# Directions for this task
Transcribe the material in full. Nothing should differ except that the pictures are left out.

* * * * * * * * *

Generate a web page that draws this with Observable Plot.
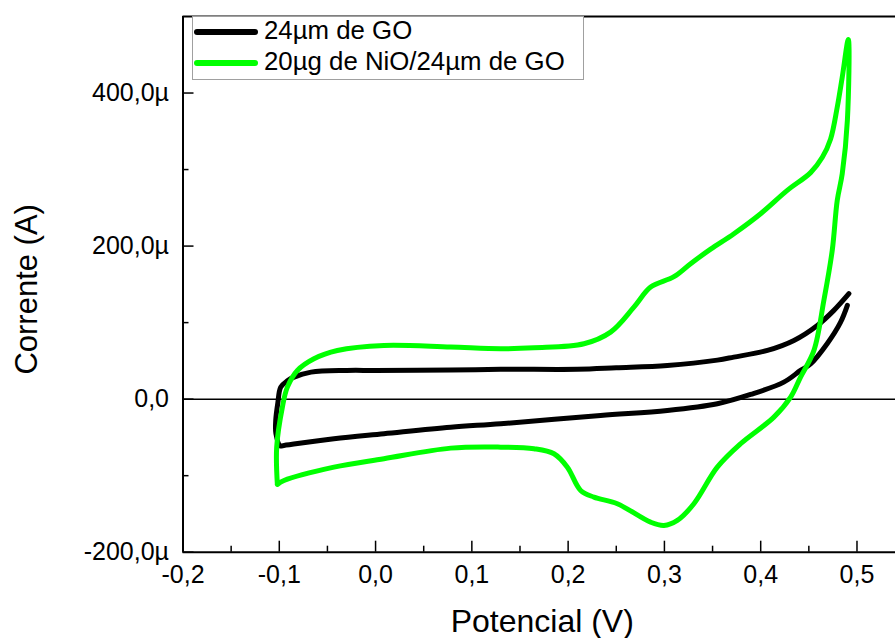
<!DOCTYPE html>
<html>
<head>
<meta charset="utf-8">
<script src="https://cdn.jsdelivr.net/npm/d3@7"></script>
<script src="https://cdn.jsdelivr.net/npm/@observablehq/plot@0.6"></script>
<style>
  html, body { margin: 0; padding: 0; background: white; }
  #wrap { position: relative; width: 895px; height: 638px; overflow: hidden; font-family: "Liberation Sans", Arial, sans-serif; }
  #legend { position: absolute; left: 192px; top: 16px; width: 392px; height: 64px; box-sizing: border-box; border: 1px solid #a0a0a0; background: white; }
  .lg-line { position: absolute; left: 1px; width: 64px; height: 6px; border-radius: 3px; }
  .lg-text { position: absolute; left: 71px; font-size: 25.8px; line-height: 25.8px; white-space: nowrap; color: black; }
</style>
</head>
<body>
<div id="wrap"></div>
<script>
// Series names and colours
const seriesNames = ["24µm de GO", "20µg de NiO/24µm de GO"];
const seriesColors = ["#000000", "#00ff00"];

// 24µm de GO (black): potential (V) and current (µA), in drawing order
const goV = [0.490, 0.483, 0.469, 0.4518, 0.4414, 0.424, 0.3895, 0.355, 0.303, 0.2337, 0.13, 0.078, 0.0087, -0.0432, -0.0951, -0.099,
             -0.1035, -0.1037, -0.1015, -0.0985, -0.0916, -0.0847, -0.067, -0.03, 0.0, 0.078, 0.13, 0.2096, 0.25, 0.303, 0.355, 0.372, 0.407, 0.4345, 0.4588, 0.476, 0.4916];
const goI = [122.5, 100.6, 72.4, 46, 37.5, 22.2, 6.1, -6, -14.8, -21.3, -32.2, -36.6, -45.2, -51.8, -60.5, -61,
             -45, -28, -5, 15.7, 24, 28.8, 35.3, 37.5, 37.5, 38, 39, 39, 41, 44, 51, 54.9, 63.7, 76.7, 96.3, 116, 137.8];

// 20µg de NiO/24µm de GO (green): potential (V) and current (µA), in drawing order
const nioV = [-0.102, -0.1027, -0.0968, -0.0916, -0.0812, -0.064, -0.0397, 0.0087, 0.078, 0.13, 0.1645, 0.2164, 0.2441, 0.2683, 0.2857, 0.3099, 0.3272, 0.348, 0.3722, 0.3999, 0.4276, 0.4518, 0.464, 0.4726, 0.4795, 0.4847, 0.491,
              0.49, 0.4847, 0.4795, 0.4743, 0.4656, 0.4553, 0.4414, 0.4311, 0.4137, 0.3791, 0.3549, 0.3306, 0.3134, 0.2995, 0.2857, 0.2511, 0.2268, 0.213, 0.1992, 0.1853, 0.1645, 0.13, 0.078, 0.0087, -0.0432, -0.0951, -0.102];
const nioI = [-111.5, -62.7, -10.5, 15.7, 37.5, 52.8, 63.6, 70.2, 68, 65.9, 67.2, 72.4, 87.6, 120.2, 146.4, 160, 177, 196, 216.2, 242.3, 272.8, 296, 316, 340, 381.6, 420.9, 470,
              364, 294.6, 259.7, 194.4, 129, 63.7, 28.8, 2.6, -23.5, -58.3, -88.9, -136.7, -158.5, -165, -160.8, -136.7, -128, -119.3, -88.9, -71.4, -64.8, -62.7, -64, -77.9, -88.9, -106.3, -111.5];

// Axis ticks
const xMajor = [-0.2, -0.1, 0.0, 0.1, 0.2, 0.3, 0.4, 0.5];
const xMinor = [-0.15, -0.05, 0.05, 0.15, 0.25, 0.35, 0.45];
const yMajor = [-200, 0, 200, 400];
const yMinor = [-100, 100, 300];
const xDomain = [-0.2, 0.54];
const yDomain = [-200, 500];
const xTitle = "Potencial (V)";
const yTitle = "Corrente (A)";

const goData = goV.map((v, k) => ({v, i: goI[k]}));
const nioData = nioV.map((v, k) => ({v, i: nioI[k]}));

const fmtX = d => d.toFixed(1).replace(".", ",");
const fmtY = d => d === 0 ? "0,0" : d.toFixed(1).replace(".", ",") + "µ";

const chart = Plot.plot({
  width: 895,
  height: 638,
  marginLeft: 182.5,
  marginRight: 0,
  marginTop: 16,
  marginBottom: 86.3,
  style: {fontFamily: "'Liberation Sans', Arial, sans-serif", background: "white", color: "black", overflow: "visible"},
  x: {domain: xDomain},
  y: {domain: yDomain},
  marks: [
    Plot.ruleY([0], {y: d => d, stroke: "black", strokeWidth: 1.5}),
    Plot.line(goData, {x: "v", y: "i", stroke: seriesColors[0], strokeWidth: 5, curve: "catmull-rom", strokeLinejoin: "round", strokeLinecap: "round"}),
    Plot.line(nioData, {x: "v", y: "i", stroke: seriesColors[1], strokeWidth: 5, curve: "catmull-rom", strokeLinejoin: "round", strokeLinecap: "round"}),
    // frame
    Plot.ruleX([xDomain[0]], {x: d => d, stroke: "black", strokeWidth: 2}),
    Plot.ruleY([yDomain[0]], {y: d => d, stroke: "black", strokeWidth: 2}),
    Plot.ruleY([yDomain[1]], {y: d => d, stroke: "black", strokeWidth: 2}),
    // inward ticks
    Plot.ruleX(xMajor, {x: d => d, y1: yDomain[0], y2: yDomain[0], insetTop: -11, stroke: "black", strokeWidth: 1.5}),
    Plot.ruleX(xMinor, {x: d => d, y1: yDomain[0], y2: yDomain[0], insetTop: -6, stroke: "black", strokeWidth: 1.5}),
    Plot.ruleY(yMajor, {y: d => d, x1: xDomain[0], x2: xDomain[0], insetRight: -11, stroke: "black", strokeWidth: 1.5}),
    Plot.ruleY(yMinor, {y: d => d, x1: xDomain[0], x2: xDomain[0], insetRight: -6, stroke: "black", strokeWidth: 1.5}),
    // tick labels
    Plot.axisX({ticks: xMajor, tickSize: 0, tickPadding: 13, tickFormat: fmtX, fontSize: 25, label: null}),
    Plot.axisY({ticks: yMajor, tickSize: 0, tickPadding: 14, tickFormat: fmtY, fontSize: 25, label: null}),
    // axis titles
    Plot.text([xTitle], {text: d => d, frameAnchor: "bottom", textAnchor: "middle", lineAnchor: "middle", dx: 3, dy: 70, fontSize: 32, fill: "black"}),
    Plot.text([yTitle], {text: d => d, frameAnchor: "left", textAnchor: "middle", lineAnchor: "middle", rotate: -90, dx: -155.5, dy: 5, fontSize: 31, fill: "black"})
  ]
});

const wrap = document.getElementById("wrap");
wrap.appendChild(chart);

// Legend
const legend = document.createElement("div");
legend.id = "legend";
seriesNames.forEach((name, k) => {
  const ln = document.createElement("div");
  ln.className = "lg-line";
  ln.style.top = (12 + k * 31) + "px";
  ln.style.background = seriesColors[k];
  legend.appendChild(ln);
  const tx = document.createElement("div");
  tx.className = "lg-text";
  tx.style.top = (1 + k * 31) + "px";
  tx.textContent = name;
  legend.appendChild(tx);
});
wrap.appendChild(legend);
</script>
</body>
</html>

* * * * * * * * *

# Answer
Generate a web page that draws this with Observable Plot.
<!DOCTYPE html>
<html>
<head>
<meta charset="utf-8">
<script src="https://cdn.jsdelivr.net/npm/d3@7"></script>
<script src="https://cdn.jsdelivr.net/npm/@observablehq/plot@0.6"></script>
<style>
  html, body { margin: 0; padding: 0; background: white; }
  #wrap { position: relative; width: 895px; height: 638px; overflow: hidden; font-family: "Liberation Sans", Arial, sans-serif; }
  #legend { position: absolute; left: 192px; top: 16px; width: 392px; height: 64px; box-sizing: border-box; border: 1px solid #a0a0a0; background: white; }
  .lg-line { position: absolute; left: 1px; width: 64px; height: 6px; border-radius: 3px; }
  .lg-text { position: absolute; left: 71px; font-size: 25.8px; line-height: 25.8px; white-space: nowrap; color: black; }
</style>
</head>
<body>
<div id="wrap"></div>
<script>
// Series names and colours
const seriesNames = ["24µm de GO", "20µg de NiO/24µm de GO"];
const seriesColors = ["#000000", "#00ff00"];

// 24µm de GO (black): potential (V) and current (µA), in drawing order
const goV = [0.490, 0.483, 0.469, 0.4518, 0.4414, 0.424, 0.3895, 0.355, 0.303, 0.2337, 0.13, 0.078, 0.0087, -0.0432, -0.0951, -0.099,
             -0.1035, -0.1037, -0.1015, -0.0985, -0.0916, -0.0847, -0.067, -0.03, 0.0, 0.078, 0.13, 0.2096, 0.25, 0.303, 0.355, 0.372, 0.407, 0.4345, 0.4588, 0.476, 0.4916];
const goI = [122.5, 100.6, 72.4, 46, 37.5, 22.2, 6.1, -6, -14.8, -21.3, -32.2, -36.6, -45.2, -51.8, -60.5, -61,
             -45, -28, -5, 15.7, 24, 28.8, 35.3, 37.5, 37.5, 38, 39, 39, 41, 44, 51, 54.9, 63.7, 76.7, 96.3, 116, 137.8];

// 20µg de NiO/24µm de GO (green): potential (V) and current (µA), in drawing order
const nioV = [-0.102, -0.1027, -0.0968, -0.0916, -0.0812, -0.064, -0.0397, 0.0087, 0.078, 0.13, 0.1645, 0.2164, 0.2441, 0.2683, 0.2857, 0.3099, 0.3272, 0.348, 0.3722, 0.3999, 0.4276, 0.4518, 0.464, 0.4726, 0.4795, 0.4847, 0.491,
              0.49, 0.4847, 0.4795, 0.4743, 0.4656, 0.4553, 0.4414, 0.4311, 0.4137, 0.3791, 0.3549, 0.3306, 0.3134, 0.2995, 0.2857, 0.2511, 0.2268, 0.213, 0.1992, 0.1853, 0.1645, 0.13, 0.078, 0.0087, -0.0432, -0.0951, -0.102];
const nioI = [-111.5, -62.7, -10.5, 15.7, 37.5, 52.8, 63.6, 70.2, 68, 65.9, 67.2, 72.4, 87.6, 120.2, 146.4, 160, 177, 196, 216.2, 242.3, 272.8, 296, 316, 340, 381.6, 420.9, 470,
              364, 294.6, 259.7, 194.4, 129, 63.7, 28.8, 2.6, -23.5, -58.3, -88.9, -136.7, -158.5, -165, -160.8, -136.7, -128, -119.3, -88.9, -71.4, -64.8, -62.7, -64, -77.9, -88.9, -106.3, -111.5];

// Axis ticks
const xMajor = [-0.2, -0.1, 0.0, 0.1, 0.2, 0.3, 0.4, 0.5];
const xMinor = [-0.15, -0.05, 0.05, 0.15, 0.25, 0.35, 0.45];
const yMajor = [-200, 0, 200, 400];
const yMinor = [-100, 100, 300];
const xDomain = [-0.2, 0.54];
const yDomain = [-200, 500];
const xTitle = "Potencial (V)";
const yTitle = "Corrente (A)";

const goData = goV.map((v, k) => ({v, i: goI[k]}));
const nioData = nioV.map((v, k) => ({v, i: nioI[k]}));

const fmtX = d => d.toFixed(1).replace(".", ",");
const fmtY = d => d === 0 ? "0,0" : d.toFixed(1).replace(".", ",") + "µ";

const chart = Plot.plot({
  width: 895,
  height: 638,
  marginLeft: 182.5,
  marginRight: 0,
  marginTop: 16,
  marginBottom: 86.3,
  style: {fontFamily: "'Liberation Sans', Arial, sans-serif", background: "white", color: "black", overflow: "visible"},
  x: {domain: xDomain},
  y: {domain: yDomain},
  marks: [
    Plot.ruleY([0], {y: d => d, stroke: "black", strokeWidth: 1.5}),
    Plot.line(goData, {x: "v", y: "i", stroke: seriesColors[0], strokeWidth: 5, curve: "catmull-rom", strokeLinejoin: "round", strokeLinecap: "round"}),
    Plot.line(nioData, {x: "v", y: "i", stroke: seriesColors[1], strokeWidth: 5, curve: "catmull-rom", strokeLinejoin: "round", strokeLinecap: "round"}),
    // frame
    Plot.ruleX([xDomain[0]], {x: d => d, stroke: "black", strokeWidth: 2}),
    Plot.ruleY([yDomain[0]], {y: d => d, stroke: "black", strokeWidth: 2}),
    Plot.ruleY([yDomain[1]], {y: d => d, stroke: "black", strokeWidth: 2}),
    // inward ticks
    Plot.ruleX(xMajor, {x: d => d, y1: yDomain[0], y2: yDomain[0], insetTop: -11, stroke: "black", strokeWidth: 1.5}),
    Plot.ruleX(xMinor, {x: d => d, y1: yDomain[0], y2: yDomain[0], insetTop: -6, stroke: "black", strokeWidth: 1.5}),
    Plot.ruleY(yMajor, {y: d => d, x1: xDomain[0], x2: xDomain[0], insetRight: -11, stroke: "black", strokeWidth: 1.5}),
    Plot.ruleY(yMinor, {y: d => d, x1: xDomain[0], x2: xDomain[0], insetRight: -6, stroke: "black", strokeWidth: 1.5}),
    // tick labels
    Plot.axisX({ticks: xMajor, tickSize: 0, tickPadding: 13, tickFormat: fmtX, fontSize: 25, label: null}),
    Plot.axisY({ticks: yMajor, tickSize: 0, tickPadding: 14, tickFormat: fmtY, fontSize: 25, label: null}),
    // axis titles
    Plot.text([xTitle], {text: d => d, frameAnchor: "bottom", textAnchor: "middle", lineAnchor: "middle", dx: 3, dy: 70, fontSize: 32, fill: "black"}),
    Plot.text([yTitle], {text: d => d, frameAnchor: "left", textAnchor: "middle", lineAnchor: "middle", rotate: -90, dx: -155.5, dy: 5, fontSize: 31, fill: "black"})
  ]
});

const wrap = document.getElementById("wrap");
wrap.appendChild(chart);

// Legend
const legend = document.createElement("div");
legend.id = "legend";
seriesNames.forEach((name, k) => {
  const ln = document.createElement("div");
  ln.className = "lg-line";
  ln.style.top = (12 + k * 31) + "px";
  ln.style.background = seriesColors[k];
  legend.appendChild(ln);
  const tx = document.createElement("div");
  tx.className = "lg-text";
  tx.style.top = (1 + k * 31) + "px";
  tx.textContent = name;
  legend.appendChild(tx);
});
wrap.appendChild(legend);
</script>
</body>
</html>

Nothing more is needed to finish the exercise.